Ça signifie qu’un nombre très élevé d’Américains continuent de retarder un éventuel retour au travail après la pandémie. Ils réduisent aussi le nombre de “chercheurs actifs d’emploi” qui est mesuré par le taux de chômage, qui se retrouve ainsi anormalement bas.

Francis Généreux, économiste principal au Mouvement Desjardins

Un tel constat se répète aussi lorsque l’on compare le niveau de redressement de la création d’emploi entre le Canada et les États-Unis.

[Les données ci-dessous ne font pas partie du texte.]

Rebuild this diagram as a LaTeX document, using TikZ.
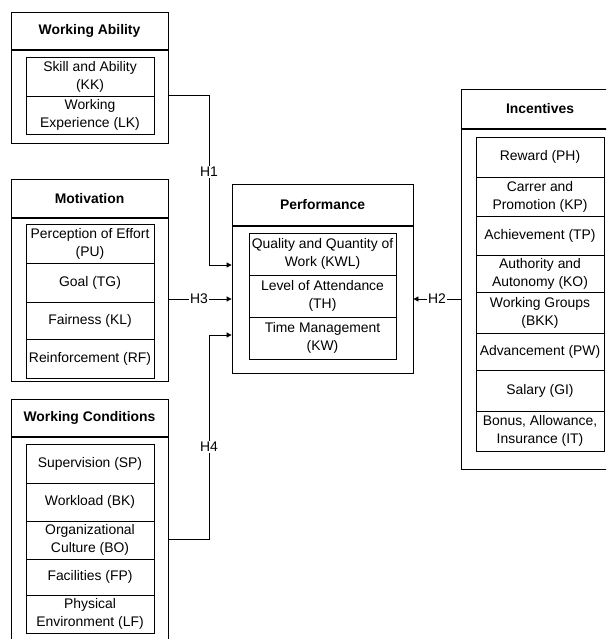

« Selon les plus récentes données [de décembre 2021], le marché du travail au Canada a non seulement récupéré tous les emplois perdus au pire de la pandémie, mais il en compte 240 500 de plus qu’en février 2020, avant le début de la pandémie, souligne Francis Généreux.

« Pendant ce temps, aux États-Unis, contrairement à ce que peut laisser croire le taux de chômage redescendu très bas, le marché de l’emploi demeure en déficit de 3,5 millions d’emplois occupés par rapport au nombre mesuré en février 2020, juste avant la pandémie. »

Quant à l’impact politique d’une telle situation ? De l’avis de l’économiste Francis Généreux, la persistance d’un tel déficit d’emplois aux États-Unis pourrait avoir motivé l’inclusion de plusieurs mesures incitatives de retour au travail dans l’énorme plan d’aide à la relance économique d’après-pandémie qui a été présenté récemment au Congrès américain par l’administration du président Biden.

En contrepartie, ces mesures incitatives sont très critiquées par l’opposition républicaine au Congrès, qui les considère comme exagérées et trop coûteuses dans le contexte d’un taux de chômage abaissé à 4 %, et d’un rebond de l’inflation salariale dans les secteurs-clés de l’économie les plus touchés par la rareté de main-d’œuvre qualifiée.

« C’est un exemple du risque d’interférences politiques dans l’interprétation et l’usage des données sur le marché du travail », conclut l’économiste Francis Généreux.